* start Dataset excerpt *

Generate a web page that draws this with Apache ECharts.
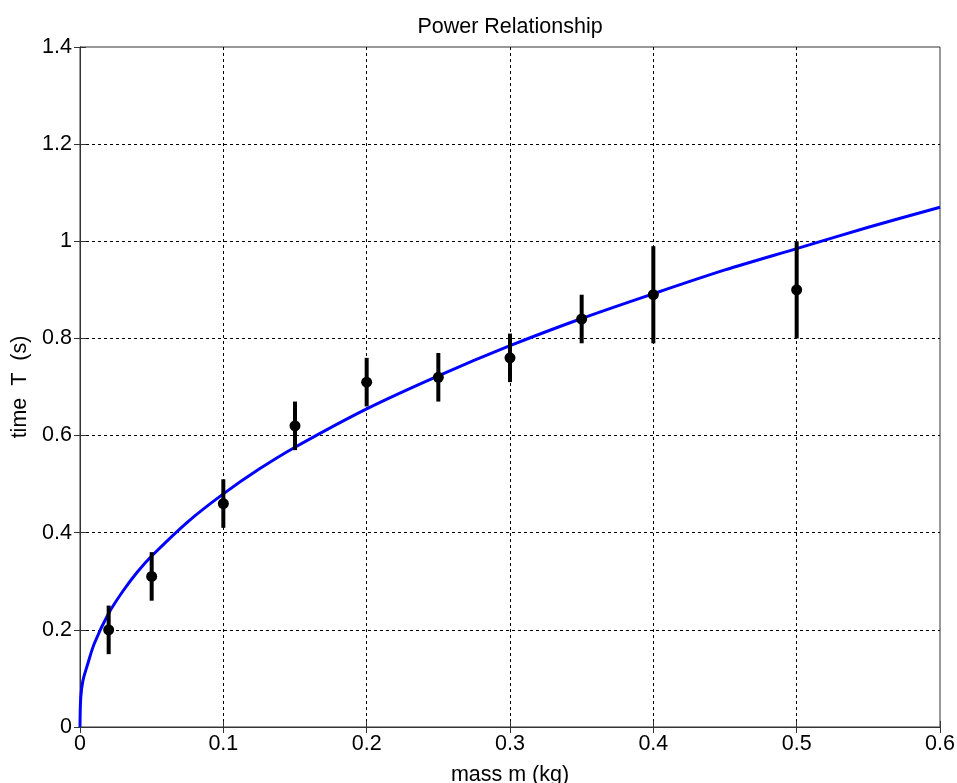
<!DOCTYPE html>
<html>
<head>
<meta charset="utf-8">
<script src="https://cdn.jsdelivr.net/npm/echarts@6/dist/echarts.min.js"></script>
<style>html,body{margin:0;padding:0;background:#fff}#c{width:957px;height:783px}</style>
</head>
<body>
<div id="c"></div>
<script>
// measured data
var massX = [0.02, 0.05, 0.1, 0.15, 0.2, 0.25, 0.3, 0.35, 0.4, 0.5];
var timeY = [0.20, 0.31, 0.46, 0.62, 0.71, 0.72, 0.76, 0.84, 0.89, 0.90];
var errLow = [0.15, 0.26, 0.41, 0.57, 0.66, 0.67, 0.71, 0.79, 0.79, 0.80];
var errHigh = [0.25, 0.36, 0.51, 0.67, 0.76, 0.77, 0.81, 0.89, 0.99, 1.00];
// fitted power curve
var curveX = [0, 0.0005, 0.002, 0.005, 0.01, 0.02, 0.03, 0.04, 0.05, 0.075, 0.1, 0.125, 0.15, 0.2, 0.25, 0.3, 0.35, 0.4, 0.45, 0.5, 0.55, 0.6];
var curveY = [0, 0.06, 0.095, 0.126, 0.172, 0.234, 0.280, 0.319, 0.352, 0.422, 0.480, 0.531, 0.576, 0.655, 0.723, 0.785, 0.841, 0.892, 0.941, 0.985, 1.029, 1.070];
var xTicks = [0, 0.1, 0.2, 0.3, 0.4, 0.5, 0.6];
var yTicks = [0, 0.2, 0.4, 0.6, 0.8, 1, 1.2, 1.4];

var font = 'Liberation Sans, Arial, sans-serif';
var fs = 21.5;
var chart = echarts.init(document.getElementById('c'));

var pts = massX.map(function (x, i) { return [x, timeY[i]]; });
var errs = massX.map(function (x, i) { return [x, errLow[i], errHigh[i]]; });
var curve = curveX.map(function (x, i) { return [x, curveY[i]]; });

function fmt(v) { return String(+v.toFixed(1)); }

var axisCommon = {
  axisLine: { show: true, lineStyle: { color: '#333', width: 1 } },
  axisTick: { show: true, inside: true, length: 6, lineStyle: { color: '#333' } },
  splitLine: { show: true, showMinLine: false, showMaxLine: false, lineStyle: { color: '#000', type: [3, 3], width: 1 } },
  axisLabel: { color: '#000', fontFamily: font, fontSize: fs, formatter: fmt }
};

chart.setOption({
  animation: false,
  backgroundColor: '#fff',
  title: {
    text: 'Power Relationship', left: 505, top: 11, textAlign: 'center',
    textStyle: { fontFamily: font, fontSize: fs, fontWeight: 'normal', color: '#000' }
  },
  grid: { left: 80, right: 17, top: 47, bottom: 56, containLabel: false, outerBoundsMode: 'none', show: true, borderColor: '#333', borderWidth: 1 },
  xAxis: [
    Object.assign({}, axisCommon, {
      type: 'value', min: 0, max: 0.6, interval: 0.1,
      name: 'mass m (kg)', nameLocation: 'middle', nameGap: 37,
      nameTextStyle: { fontFamily: font, fontSize: fs, color: '#000' },
      axisLabel: Object.assign({}, axisCommon.axisLabel, { margin: 6 })
    }),
    {
      type: 'value', position: 'top', min: 0, max: 0.6, interval: 0.1,
      axisLine: { show: true, lineStyle: { color: '#333' } },
      axisTick: { show: true, inside: true, length: 6, lineStyle: { color: '#333' } },
      axisLabel: { show: false }, splitLine: { show: false }
    }
  ],
  yAxis: [
    Object.assign({}, axisCommon, {
      type: 'value', min: 0, max: 1.4, interval: 0.2,
      name: 'time  T  (s)', nameLocation: 'middle', nameGap: 48,
      nameTextStyle: { fontFamily: font, fontSize: fs, color: '#000' },
      axisLabel: Object.assign({}, axisCommon.axisLabel, { margin: 8 })
    }),
    {
      type: 'value', position: 'right', min: 0, max: 1.4, interval: 0.2,
      axisLine: { show: true, lineStyle: { color: '#333' } },
      axisTick: { show: true, inside: true, length: 6, lineStyle: { color: '#333' } },
      axisLabel: { show: false }, splitLine: { show: false }
    }
  ],
  series: [
    {
      type: 'line', data: curve, smooth: 0.3, showSymbol: false, symbol: 'none',
      lineStyle: { color: '#0000ff', width: 3 }, z: 2
    },
    {
      type: 'custom', data: errs, z: 3,
      renderItem: function (params, api) {
        var x = api.value(0);
        var p1 = api.coord([x, api.value(1)]);
        var p2 = api.coord([x, api.value(2)]);
        return { type: 'line', shape: { x1: p1[0], y1: p1[1], x2: p2[0], y2: p2[1] }, style: { stroke: '#000', lineWidth: 4 } };
      }
    },
    {
      type: 'scatter', data: pts, symbol: 'circle', symbolSize: 11,
      itemStyle: { color: '#000', opacity: 1 }, z: 4
    }
  ]
});
</script>
</body>
</html>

* end Dataset excerpt *

#### [Aim]
Write out the listing word for word, omitting the pictures it holds.

#### [The response]
Generate a web page that draws this with Apache ECharts.
<!DOCTYPE html>
<html>
<head>
<meta charset="utf-8">
<script src="https://cdn.jsdelivr.net/npm/echarts@6/dist/echarts.min.js"></script>
<style>html,body{margin:0;padding:0;background:#fff}#c{width:957px;height:783px}</style>
</head>
<body>
<div id="c"></div>
<script>
// measured data
var massX = [0.02, 0.05, 0.1, 0.15, 0.2, 0.25, 0.3, 0.35, 0.4, 0.5];
var timeY = [0.20, 0.31, 0.46, 0.62, 0.71, 0.72, 0.76, 0.84, 0.89, 0.90];
var errLow = [0.15, 0.26, 0.41, 0.57, 0.66, 0.67, 0.71, 0.79, 0.79, 0.80];
var errHigh = [0.25, 0.36, 0.51, 0.67, 0.76, 0.77, 0.81, 0.89, 0.99, 1.00];
// fitted power curve
var curveX = [0, 0.0005, 0.002, 0.005, 0.01, 0.02, 0.03, 0.04, 0.05, 0.075, 0.1, 0.125, 0.15, 0.2, 0.25, 0.3, 0.35, 0.4, 0.45, 0.5, 0.55, 0.6];
var curveY = [0, 0.06, 0.095, 0.126, 0.172, 0.234, 0.280, 0.319, 0.352, 0.422, 0.480, 0.531, 0.576, 0.655, 0.723, 0.785, 0.841, 0.892, 0.941, 0.985, 1.029, 1.070];
var xTicks = [0, 0.1, 0.2, 0.3, 0.4, 0.5, 0.6];
var yTicks = [0, 0.2, 0.4, 0.6, 0.8, 1, 1.2, 1.4];

var font = 'Liberation Sans, Arial, sans-serif';
var fs = 21.5;
var chart = echarts.init(document.getElementById('c'));

var pts = massX.map(function (x, i) { return [x, timeY[i]]; });
var errs = massX.map(function (x, i) { return [x, errLow[i], errHigh[i]]; });
var curve = curveX.map(function (x, i) { return [x, curveY[i]]; });

function fmt(v) { return String(+v.toFixed(1)); }

var axisCommon = {
  axisLine: { show: true, lineStyle: { color: '#333', width: 1 } },
  axisTick: { show: true, inside: true, length: 6, lineStyle: { color: '#333' } },
  splitLine: { show: true, showMinLine: false, showMaxLine: false, lineStyle: { color: '#000', type: [3, 3], width: 1 } },
  axisLabel: { color: '#000', fontFamily: font, fontSize: fs, formatter: fmt }
};

chart.setOption({
  animation: false,
  backgroundColor: '#fff',
  title: {
    text: 'Power Relationship', left: 505, top: 11, textAlign: 'center',
    textStyle: { fontFamily: font, fontSize: fs, fontWeight: 'normal', color: '#000' }
  },
  grid: { left: 80, right: 17, top: 47, bottom: 56, containLabel: false, outerBoundsMode: 'none', show: true, borderColor: '#333', borderWidth: 1 },
  xAxis: [
    Object.assign({}, axisCommon, {
      type: 'value', min: 0, max: 0.6, interval: 0.1,
      name: 'mass m (kg)', nameLocation: 'middle', nameGap: 37,
      nameTextStyle: { fontFamily: font, fontSize: fs, color: '#000' },
      axisLabel: Object.assign({}, axisCommon.axisLabel, { margin: 6 })
    }),
    {
      type: 'value', position: 'top', min: 0, max: 0.6, interval: 0.1,
      axisLine: { show: true, lineStyle: { color: '#333' } },
      axisTick: { show: true, inside: true, length: 6, lineStyle: { color: '#333' } },
      axisLabel: { show: false }, splitLine: { show: false }
    }
  ],
  yAxis: [
    Object.assign({}, axisCommon, {
      type: 'value', min: 0, max: 1.4, interval: 0.2,
      name: 'time  T  (s)', nameLocation: 'middle', nameGap: 48,
      nameTextStyle: { fontFamily: font, fontSize: fs, color: '#000' },
      axisLabel: Object.assign({}, axisCommon.axisLabel, { margin: 8 })
    }),
    {
      type: 'value', position: 'right', min: 0, max: 1.4, interval: 0.2,
      axisLine: { show: true, lineStyle: { color: '#333' } },
      axisTick: { show: true, inside: true, length: 6, lineStyle: { color: '#333' } },
      axisLabel: { show: false }, splitLine: { show: false }
    }
  ],
  series: [
    {
      type: 'line', data: curve, smooth: 0.3, showSymbol: false, symbol: 'none',
      lineStyle: { color: '#0000ff', width: 3 }, z: 2
    },
    {
      type: 'custom', data: errs, z: 3,
      renderItem: function (params, api) {
        var x = api.value(0);
        var p1 = api.coord([x, api.value(1)]);
        var p2 = api.coord([x, api.value(2)]);
        return { type: 'line', shape: { x1: p1[0], y1: p1[1], x2: p2[0], y2: p2[1] }, style: { stroke: '#000', lineWidth: 4 } };
      }
    },
    {
      type: 'scatter', data: pts, symbol: 'circle', symbolSize: 11,
      itemStyle: { color: '#000', opacity: 1 }, z: 4
    }
  ]
});
</script>
</body>
</html>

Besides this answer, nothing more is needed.